RECORDED DATA =
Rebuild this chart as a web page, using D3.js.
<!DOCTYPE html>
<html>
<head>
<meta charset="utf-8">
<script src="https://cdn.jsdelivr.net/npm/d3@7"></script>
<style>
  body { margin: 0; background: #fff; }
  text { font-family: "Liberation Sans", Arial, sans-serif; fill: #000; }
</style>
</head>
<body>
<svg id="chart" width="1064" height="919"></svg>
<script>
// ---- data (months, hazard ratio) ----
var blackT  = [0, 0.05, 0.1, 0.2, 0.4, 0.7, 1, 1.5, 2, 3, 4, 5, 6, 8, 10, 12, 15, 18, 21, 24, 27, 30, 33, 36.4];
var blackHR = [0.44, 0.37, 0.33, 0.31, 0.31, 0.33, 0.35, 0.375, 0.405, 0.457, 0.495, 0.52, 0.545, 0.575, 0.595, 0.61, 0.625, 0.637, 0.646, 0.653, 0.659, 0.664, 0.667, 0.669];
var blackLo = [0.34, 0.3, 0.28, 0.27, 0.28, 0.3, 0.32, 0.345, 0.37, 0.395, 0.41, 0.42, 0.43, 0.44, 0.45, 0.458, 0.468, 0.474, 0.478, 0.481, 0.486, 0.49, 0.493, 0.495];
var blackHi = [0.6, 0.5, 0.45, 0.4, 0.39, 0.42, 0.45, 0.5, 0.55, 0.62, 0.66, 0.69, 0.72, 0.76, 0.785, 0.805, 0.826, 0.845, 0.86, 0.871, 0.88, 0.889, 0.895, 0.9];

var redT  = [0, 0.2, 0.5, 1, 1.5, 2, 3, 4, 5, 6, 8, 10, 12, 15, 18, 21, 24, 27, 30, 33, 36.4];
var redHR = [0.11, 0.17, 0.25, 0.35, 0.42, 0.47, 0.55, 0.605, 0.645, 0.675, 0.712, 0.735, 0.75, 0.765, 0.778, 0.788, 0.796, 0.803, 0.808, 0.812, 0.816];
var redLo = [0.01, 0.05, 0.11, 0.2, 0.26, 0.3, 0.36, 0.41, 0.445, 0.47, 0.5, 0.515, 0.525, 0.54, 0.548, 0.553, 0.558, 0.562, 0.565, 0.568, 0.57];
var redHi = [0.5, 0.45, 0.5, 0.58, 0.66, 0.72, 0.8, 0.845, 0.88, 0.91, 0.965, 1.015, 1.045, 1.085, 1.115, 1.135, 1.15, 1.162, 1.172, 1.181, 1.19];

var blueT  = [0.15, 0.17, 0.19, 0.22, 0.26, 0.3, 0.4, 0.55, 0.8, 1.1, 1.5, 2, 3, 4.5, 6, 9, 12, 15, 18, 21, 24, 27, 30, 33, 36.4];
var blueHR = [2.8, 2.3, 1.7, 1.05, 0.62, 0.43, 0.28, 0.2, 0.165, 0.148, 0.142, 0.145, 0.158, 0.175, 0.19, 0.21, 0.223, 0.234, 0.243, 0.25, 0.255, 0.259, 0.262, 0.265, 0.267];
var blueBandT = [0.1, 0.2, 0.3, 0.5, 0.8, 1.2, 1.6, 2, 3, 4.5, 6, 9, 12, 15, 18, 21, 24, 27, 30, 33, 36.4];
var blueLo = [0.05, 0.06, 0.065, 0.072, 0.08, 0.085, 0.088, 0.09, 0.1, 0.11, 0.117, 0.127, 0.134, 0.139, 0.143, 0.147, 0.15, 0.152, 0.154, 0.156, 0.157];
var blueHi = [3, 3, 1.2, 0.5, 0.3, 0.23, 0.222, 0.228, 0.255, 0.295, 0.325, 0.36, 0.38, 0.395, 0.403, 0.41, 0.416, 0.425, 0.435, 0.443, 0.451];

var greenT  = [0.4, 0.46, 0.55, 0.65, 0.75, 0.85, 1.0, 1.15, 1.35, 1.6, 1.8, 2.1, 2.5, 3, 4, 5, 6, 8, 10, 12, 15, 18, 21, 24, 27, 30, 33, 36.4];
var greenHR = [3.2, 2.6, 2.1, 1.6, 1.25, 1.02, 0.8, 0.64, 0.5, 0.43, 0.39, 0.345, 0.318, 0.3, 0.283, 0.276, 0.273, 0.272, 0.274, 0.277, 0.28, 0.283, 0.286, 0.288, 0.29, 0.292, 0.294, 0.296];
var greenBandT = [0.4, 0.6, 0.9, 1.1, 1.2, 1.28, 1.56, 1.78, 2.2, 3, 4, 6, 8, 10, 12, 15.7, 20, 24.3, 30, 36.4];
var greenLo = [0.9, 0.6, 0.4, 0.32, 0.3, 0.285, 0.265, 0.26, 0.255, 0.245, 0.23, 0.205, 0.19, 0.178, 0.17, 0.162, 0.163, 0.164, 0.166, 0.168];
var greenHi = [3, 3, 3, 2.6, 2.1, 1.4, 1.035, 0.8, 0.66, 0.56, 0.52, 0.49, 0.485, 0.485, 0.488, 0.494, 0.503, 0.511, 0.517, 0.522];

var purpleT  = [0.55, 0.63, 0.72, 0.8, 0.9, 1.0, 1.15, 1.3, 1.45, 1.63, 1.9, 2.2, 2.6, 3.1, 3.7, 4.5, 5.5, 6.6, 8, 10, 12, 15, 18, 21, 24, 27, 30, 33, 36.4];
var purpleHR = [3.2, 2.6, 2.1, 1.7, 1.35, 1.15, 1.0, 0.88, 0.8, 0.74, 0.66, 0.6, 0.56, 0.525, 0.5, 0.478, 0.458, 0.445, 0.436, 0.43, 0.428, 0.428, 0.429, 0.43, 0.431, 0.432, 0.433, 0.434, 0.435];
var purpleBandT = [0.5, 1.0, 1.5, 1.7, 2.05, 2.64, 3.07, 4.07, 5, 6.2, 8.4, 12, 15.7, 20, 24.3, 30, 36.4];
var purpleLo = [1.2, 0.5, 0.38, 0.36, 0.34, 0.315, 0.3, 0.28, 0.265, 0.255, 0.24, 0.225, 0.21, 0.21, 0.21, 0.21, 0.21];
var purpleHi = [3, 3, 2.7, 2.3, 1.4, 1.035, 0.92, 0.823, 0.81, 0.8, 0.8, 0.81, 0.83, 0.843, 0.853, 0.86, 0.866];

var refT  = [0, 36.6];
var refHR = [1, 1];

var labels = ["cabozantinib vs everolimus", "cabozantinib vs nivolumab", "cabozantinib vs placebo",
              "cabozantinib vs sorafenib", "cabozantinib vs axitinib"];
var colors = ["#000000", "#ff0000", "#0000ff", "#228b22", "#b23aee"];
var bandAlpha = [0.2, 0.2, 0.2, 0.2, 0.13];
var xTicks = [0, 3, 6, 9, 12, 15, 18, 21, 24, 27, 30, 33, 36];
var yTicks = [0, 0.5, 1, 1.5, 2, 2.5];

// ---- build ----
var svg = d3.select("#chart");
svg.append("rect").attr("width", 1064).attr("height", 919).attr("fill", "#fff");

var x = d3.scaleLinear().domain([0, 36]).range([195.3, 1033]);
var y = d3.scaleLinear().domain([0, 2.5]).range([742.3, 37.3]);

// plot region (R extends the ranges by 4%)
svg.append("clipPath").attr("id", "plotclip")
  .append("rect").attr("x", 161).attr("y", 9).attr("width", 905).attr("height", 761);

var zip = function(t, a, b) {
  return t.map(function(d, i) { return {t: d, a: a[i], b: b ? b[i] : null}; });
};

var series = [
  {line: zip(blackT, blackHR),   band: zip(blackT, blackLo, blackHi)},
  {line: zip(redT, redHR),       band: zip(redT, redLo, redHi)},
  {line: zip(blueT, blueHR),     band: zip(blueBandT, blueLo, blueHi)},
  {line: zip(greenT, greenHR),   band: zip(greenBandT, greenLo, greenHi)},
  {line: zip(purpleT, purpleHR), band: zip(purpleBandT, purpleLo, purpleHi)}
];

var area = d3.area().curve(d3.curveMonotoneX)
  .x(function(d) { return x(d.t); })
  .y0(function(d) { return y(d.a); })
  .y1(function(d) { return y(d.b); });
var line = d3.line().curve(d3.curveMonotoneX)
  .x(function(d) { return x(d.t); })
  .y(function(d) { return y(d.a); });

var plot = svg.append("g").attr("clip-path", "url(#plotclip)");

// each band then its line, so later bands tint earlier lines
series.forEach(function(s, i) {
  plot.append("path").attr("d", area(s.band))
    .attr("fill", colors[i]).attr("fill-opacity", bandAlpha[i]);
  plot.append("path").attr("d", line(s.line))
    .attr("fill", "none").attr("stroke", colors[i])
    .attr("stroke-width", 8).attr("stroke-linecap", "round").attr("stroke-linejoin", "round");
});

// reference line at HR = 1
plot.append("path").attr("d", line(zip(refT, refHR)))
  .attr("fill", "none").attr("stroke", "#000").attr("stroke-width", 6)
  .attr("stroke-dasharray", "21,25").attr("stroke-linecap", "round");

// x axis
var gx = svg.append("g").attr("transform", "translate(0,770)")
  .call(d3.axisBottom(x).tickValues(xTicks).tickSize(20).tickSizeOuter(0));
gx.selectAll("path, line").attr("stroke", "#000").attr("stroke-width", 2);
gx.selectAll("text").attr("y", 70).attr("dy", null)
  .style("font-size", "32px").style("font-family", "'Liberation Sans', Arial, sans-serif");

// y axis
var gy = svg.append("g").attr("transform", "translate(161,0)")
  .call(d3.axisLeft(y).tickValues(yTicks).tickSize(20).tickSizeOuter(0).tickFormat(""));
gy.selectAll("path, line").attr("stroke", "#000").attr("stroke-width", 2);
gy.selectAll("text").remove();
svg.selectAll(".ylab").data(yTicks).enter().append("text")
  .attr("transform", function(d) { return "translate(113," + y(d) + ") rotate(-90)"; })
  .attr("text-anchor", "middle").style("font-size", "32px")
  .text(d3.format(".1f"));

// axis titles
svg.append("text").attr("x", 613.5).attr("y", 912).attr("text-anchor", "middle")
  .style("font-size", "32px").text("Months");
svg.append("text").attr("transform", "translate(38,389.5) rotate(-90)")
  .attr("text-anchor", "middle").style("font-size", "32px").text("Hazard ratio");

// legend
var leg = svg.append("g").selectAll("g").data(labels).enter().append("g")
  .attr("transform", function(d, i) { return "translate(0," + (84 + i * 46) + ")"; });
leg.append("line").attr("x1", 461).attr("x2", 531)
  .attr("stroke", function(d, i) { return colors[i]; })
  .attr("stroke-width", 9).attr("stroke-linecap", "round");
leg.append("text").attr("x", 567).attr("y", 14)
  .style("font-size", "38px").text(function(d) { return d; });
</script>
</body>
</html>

EXERCISE TASK =
What is the number of lines in this material that hold the string "chart"? Answer with that number only.

TASK RESULT =
3